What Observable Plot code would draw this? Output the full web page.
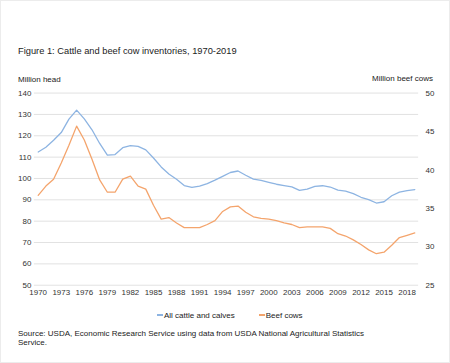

* * *

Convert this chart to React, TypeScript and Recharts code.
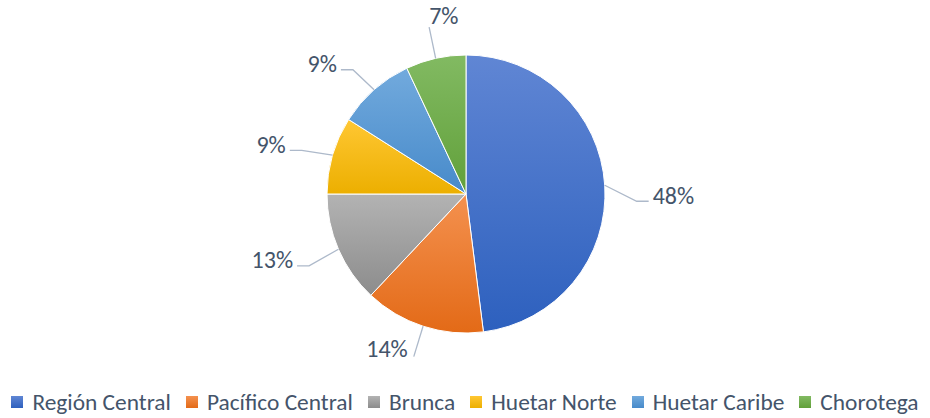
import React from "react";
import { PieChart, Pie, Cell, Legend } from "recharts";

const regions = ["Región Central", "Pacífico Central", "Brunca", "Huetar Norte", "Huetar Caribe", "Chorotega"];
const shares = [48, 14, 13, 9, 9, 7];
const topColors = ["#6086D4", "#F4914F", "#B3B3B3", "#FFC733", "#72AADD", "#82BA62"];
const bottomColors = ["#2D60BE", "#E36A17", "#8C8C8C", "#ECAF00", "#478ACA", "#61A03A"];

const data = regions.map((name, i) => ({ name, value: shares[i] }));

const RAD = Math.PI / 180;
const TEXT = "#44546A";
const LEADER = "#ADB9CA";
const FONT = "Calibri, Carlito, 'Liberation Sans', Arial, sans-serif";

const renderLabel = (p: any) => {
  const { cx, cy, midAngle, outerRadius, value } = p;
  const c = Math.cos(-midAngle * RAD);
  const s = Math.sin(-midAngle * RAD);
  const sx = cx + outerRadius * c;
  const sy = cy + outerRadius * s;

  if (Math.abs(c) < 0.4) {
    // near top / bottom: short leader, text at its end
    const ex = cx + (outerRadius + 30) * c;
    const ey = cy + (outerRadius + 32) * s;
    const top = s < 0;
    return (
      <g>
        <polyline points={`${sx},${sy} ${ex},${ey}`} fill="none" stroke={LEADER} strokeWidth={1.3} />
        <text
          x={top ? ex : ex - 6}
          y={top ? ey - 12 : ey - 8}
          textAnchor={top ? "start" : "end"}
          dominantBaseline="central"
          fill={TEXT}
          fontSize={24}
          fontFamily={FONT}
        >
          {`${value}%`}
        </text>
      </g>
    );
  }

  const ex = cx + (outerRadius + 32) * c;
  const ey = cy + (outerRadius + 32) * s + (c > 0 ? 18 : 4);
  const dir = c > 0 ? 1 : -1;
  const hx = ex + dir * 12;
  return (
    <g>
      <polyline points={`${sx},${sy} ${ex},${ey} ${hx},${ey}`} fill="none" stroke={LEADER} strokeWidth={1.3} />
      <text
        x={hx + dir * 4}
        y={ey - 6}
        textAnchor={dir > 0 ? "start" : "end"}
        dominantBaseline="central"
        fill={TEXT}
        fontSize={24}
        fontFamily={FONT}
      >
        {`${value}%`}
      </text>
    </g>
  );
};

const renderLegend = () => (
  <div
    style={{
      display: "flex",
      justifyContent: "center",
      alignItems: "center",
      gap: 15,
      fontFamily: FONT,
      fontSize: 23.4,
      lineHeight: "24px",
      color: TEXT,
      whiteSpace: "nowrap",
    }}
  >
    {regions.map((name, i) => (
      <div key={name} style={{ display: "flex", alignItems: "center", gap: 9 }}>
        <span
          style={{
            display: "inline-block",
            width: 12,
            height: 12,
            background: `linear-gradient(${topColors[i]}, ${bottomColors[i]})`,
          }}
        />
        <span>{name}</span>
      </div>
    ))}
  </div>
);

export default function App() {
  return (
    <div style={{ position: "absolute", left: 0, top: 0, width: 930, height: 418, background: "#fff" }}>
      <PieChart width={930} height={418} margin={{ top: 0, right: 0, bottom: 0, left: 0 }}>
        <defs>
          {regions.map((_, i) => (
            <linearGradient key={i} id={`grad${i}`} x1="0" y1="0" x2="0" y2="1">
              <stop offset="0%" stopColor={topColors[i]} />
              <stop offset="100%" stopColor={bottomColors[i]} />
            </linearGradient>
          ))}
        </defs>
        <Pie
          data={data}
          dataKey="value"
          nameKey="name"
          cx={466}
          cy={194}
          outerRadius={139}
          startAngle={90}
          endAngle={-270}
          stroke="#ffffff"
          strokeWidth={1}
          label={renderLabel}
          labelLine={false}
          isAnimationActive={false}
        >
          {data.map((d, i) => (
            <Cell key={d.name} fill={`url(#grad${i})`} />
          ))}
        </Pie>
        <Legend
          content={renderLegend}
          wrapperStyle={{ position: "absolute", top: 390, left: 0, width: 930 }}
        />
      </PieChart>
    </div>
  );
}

_THE REQUEST:_
How many lines in these entries hold the string "code"? Answer with the number alone.

_RESPONSE TO THE EXERCISE:_
2